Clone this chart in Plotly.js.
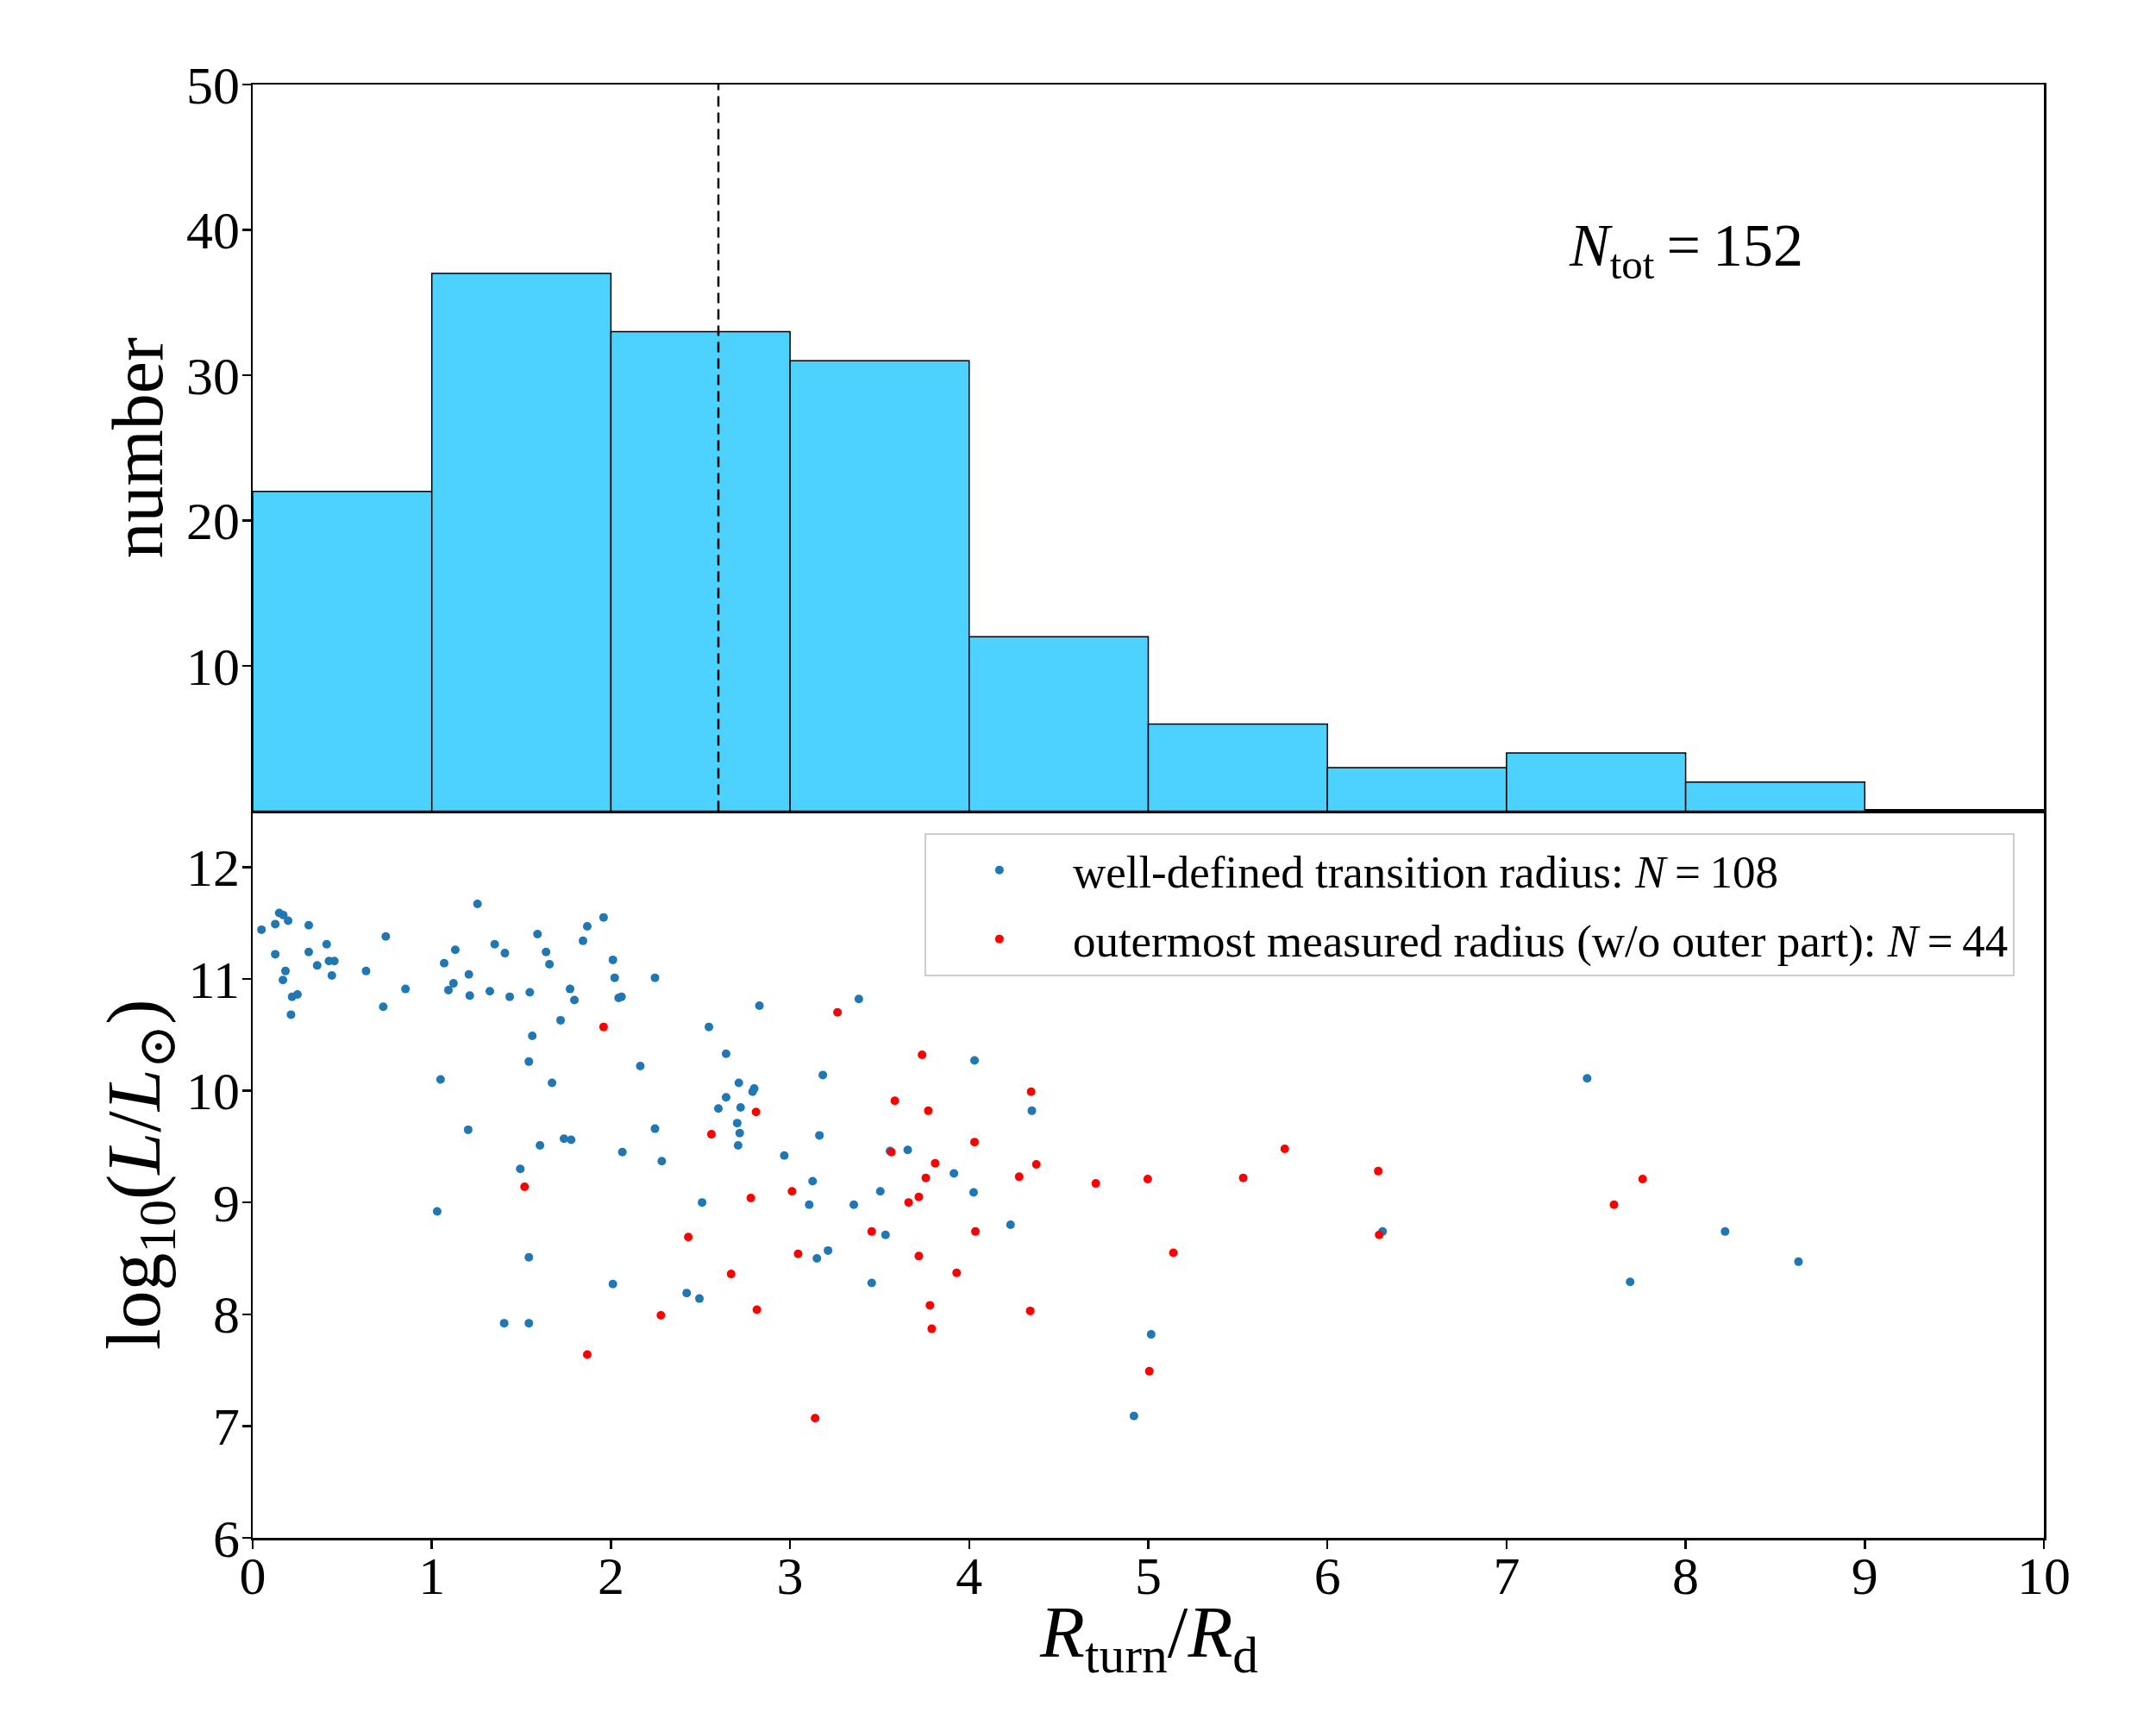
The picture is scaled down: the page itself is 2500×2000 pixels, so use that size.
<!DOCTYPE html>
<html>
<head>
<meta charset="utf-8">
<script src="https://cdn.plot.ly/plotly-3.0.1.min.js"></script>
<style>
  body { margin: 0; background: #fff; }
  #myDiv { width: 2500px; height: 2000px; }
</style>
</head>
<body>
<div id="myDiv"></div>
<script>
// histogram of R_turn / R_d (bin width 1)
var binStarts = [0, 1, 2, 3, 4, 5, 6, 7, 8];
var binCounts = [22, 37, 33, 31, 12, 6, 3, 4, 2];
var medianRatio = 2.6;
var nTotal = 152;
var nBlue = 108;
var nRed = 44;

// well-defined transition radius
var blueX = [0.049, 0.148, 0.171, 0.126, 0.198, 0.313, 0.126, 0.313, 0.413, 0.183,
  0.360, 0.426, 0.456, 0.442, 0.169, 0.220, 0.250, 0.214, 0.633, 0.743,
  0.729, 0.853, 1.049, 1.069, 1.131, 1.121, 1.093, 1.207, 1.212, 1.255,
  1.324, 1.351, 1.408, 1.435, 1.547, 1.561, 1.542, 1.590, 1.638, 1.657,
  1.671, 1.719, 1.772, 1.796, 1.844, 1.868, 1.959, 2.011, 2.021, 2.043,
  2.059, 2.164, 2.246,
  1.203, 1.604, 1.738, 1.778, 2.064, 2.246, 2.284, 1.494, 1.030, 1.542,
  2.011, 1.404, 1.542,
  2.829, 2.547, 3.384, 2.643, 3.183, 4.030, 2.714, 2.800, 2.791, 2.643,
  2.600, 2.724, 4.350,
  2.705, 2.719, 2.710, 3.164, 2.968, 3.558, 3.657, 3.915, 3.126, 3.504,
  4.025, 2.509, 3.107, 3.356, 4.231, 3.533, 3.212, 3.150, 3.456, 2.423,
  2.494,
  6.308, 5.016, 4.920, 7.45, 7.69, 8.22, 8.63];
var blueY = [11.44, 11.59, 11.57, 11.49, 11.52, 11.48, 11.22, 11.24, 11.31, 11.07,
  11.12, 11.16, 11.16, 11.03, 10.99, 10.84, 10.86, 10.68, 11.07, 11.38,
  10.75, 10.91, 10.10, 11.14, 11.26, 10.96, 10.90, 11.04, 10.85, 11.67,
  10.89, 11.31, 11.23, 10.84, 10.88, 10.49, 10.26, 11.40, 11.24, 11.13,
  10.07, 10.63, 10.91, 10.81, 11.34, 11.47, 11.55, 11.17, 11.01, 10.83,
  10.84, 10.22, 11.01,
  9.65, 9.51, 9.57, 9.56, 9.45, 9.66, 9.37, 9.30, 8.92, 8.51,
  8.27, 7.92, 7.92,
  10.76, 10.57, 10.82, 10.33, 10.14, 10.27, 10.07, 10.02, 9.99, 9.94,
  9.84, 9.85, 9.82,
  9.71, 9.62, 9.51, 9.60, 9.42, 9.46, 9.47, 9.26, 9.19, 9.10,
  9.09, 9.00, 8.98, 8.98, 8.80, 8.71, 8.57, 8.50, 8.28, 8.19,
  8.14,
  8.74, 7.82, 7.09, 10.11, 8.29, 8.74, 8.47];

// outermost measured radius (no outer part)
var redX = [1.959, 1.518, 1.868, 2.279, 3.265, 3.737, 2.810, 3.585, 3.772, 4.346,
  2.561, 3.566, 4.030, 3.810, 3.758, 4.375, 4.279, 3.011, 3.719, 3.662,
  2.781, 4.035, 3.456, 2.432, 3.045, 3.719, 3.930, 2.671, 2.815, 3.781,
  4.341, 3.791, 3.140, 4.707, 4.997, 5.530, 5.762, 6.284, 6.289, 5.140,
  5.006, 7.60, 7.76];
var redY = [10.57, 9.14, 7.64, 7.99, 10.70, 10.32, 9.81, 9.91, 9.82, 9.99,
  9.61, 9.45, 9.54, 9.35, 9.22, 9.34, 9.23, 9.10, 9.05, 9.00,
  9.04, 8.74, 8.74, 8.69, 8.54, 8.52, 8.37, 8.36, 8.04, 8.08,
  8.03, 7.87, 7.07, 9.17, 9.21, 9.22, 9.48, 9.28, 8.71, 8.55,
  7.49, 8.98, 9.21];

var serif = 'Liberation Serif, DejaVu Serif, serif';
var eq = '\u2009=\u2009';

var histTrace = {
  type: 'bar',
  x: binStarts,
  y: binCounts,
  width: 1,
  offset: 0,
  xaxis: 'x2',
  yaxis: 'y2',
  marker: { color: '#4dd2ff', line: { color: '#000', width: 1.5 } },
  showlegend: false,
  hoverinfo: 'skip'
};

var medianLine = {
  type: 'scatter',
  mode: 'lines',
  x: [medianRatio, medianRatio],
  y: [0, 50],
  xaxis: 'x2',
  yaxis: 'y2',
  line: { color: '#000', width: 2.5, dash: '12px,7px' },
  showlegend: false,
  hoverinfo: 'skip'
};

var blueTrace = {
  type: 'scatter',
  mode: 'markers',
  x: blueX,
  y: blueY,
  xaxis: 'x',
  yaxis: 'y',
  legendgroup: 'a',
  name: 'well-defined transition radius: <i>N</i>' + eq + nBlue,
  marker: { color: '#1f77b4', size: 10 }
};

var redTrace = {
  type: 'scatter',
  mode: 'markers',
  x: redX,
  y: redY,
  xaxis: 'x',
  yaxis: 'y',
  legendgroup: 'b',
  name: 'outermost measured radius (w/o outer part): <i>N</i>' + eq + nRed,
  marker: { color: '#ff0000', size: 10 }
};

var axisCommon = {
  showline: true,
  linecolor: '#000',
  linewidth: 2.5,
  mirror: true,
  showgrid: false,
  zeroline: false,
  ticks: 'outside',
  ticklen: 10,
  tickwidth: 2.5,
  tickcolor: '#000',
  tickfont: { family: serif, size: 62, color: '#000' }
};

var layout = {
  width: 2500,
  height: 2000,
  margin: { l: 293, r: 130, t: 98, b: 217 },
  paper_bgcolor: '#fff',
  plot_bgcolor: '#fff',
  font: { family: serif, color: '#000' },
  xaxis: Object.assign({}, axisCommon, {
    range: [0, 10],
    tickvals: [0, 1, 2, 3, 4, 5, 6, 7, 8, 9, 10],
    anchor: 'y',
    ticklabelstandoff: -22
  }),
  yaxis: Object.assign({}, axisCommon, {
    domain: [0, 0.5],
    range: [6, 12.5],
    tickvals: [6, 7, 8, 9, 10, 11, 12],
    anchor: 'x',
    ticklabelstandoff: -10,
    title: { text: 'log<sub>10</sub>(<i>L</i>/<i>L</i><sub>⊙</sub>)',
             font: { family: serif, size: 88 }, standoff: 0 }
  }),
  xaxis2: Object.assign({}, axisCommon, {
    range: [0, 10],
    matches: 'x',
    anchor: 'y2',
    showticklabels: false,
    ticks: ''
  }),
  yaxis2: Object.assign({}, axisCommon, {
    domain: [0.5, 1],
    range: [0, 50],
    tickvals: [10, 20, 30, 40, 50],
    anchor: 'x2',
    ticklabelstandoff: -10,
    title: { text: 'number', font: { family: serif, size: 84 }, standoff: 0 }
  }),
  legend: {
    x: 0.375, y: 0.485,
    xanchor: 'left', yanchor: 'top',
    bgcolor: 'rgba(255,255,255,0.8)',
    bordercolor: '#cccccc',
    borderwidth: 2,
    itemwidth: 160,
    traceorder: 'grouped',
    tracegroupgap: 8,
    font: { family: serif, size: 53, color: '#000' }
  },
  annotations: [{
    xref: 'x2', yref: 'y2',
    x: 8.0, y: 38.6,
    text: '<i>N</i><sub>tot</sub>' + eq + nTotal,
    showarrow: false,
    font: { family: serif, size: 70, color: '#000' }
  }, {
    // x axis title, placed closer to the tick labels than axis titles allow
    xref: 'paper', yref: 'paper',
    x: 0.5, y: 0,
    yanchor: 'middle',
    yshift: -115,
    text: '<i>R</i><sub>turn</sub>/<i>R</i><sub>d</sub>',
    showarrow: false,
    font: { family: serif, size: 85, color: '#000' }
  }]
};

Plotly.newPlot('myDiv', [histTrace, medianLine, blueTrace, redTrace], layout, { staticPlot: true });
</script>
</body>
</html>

○ ○ ○ ○ ○

● Exercise directions
Pictures stay out. Repeat only the lines from the beginning of the data through the line that has "var nRed = 44;".

● Solution to this task
Clone this chart in Plotly.js.
The picture is scaled down: the page itself is 2500×2000 pixels, so use that size.
<!DOCTYPE html>
<html>
<head>
<meta charset="utf-8">
<script src="https://cdn.plot.ly/plotly-3.0.1.min.js"></script>
<style>
  body { margin: 0; background: #fff; }
  #myDiv { width: 2500px; height: 2000px; }
</style>
</head>
<body>
<div id="myDiv"></div>
<script>
// histogram of R_turn / R_d (bin width 1)
var binStarts = [0, 1, 2, 3, 4, 5, 6, 7, 8];
var binCounts = [22, 37, 33, 31, 12, 6, 3, 4, 2];
var medianRatio = 2.6;
var nTotal = 152;
var nBlue = 108;
var nRed = 44;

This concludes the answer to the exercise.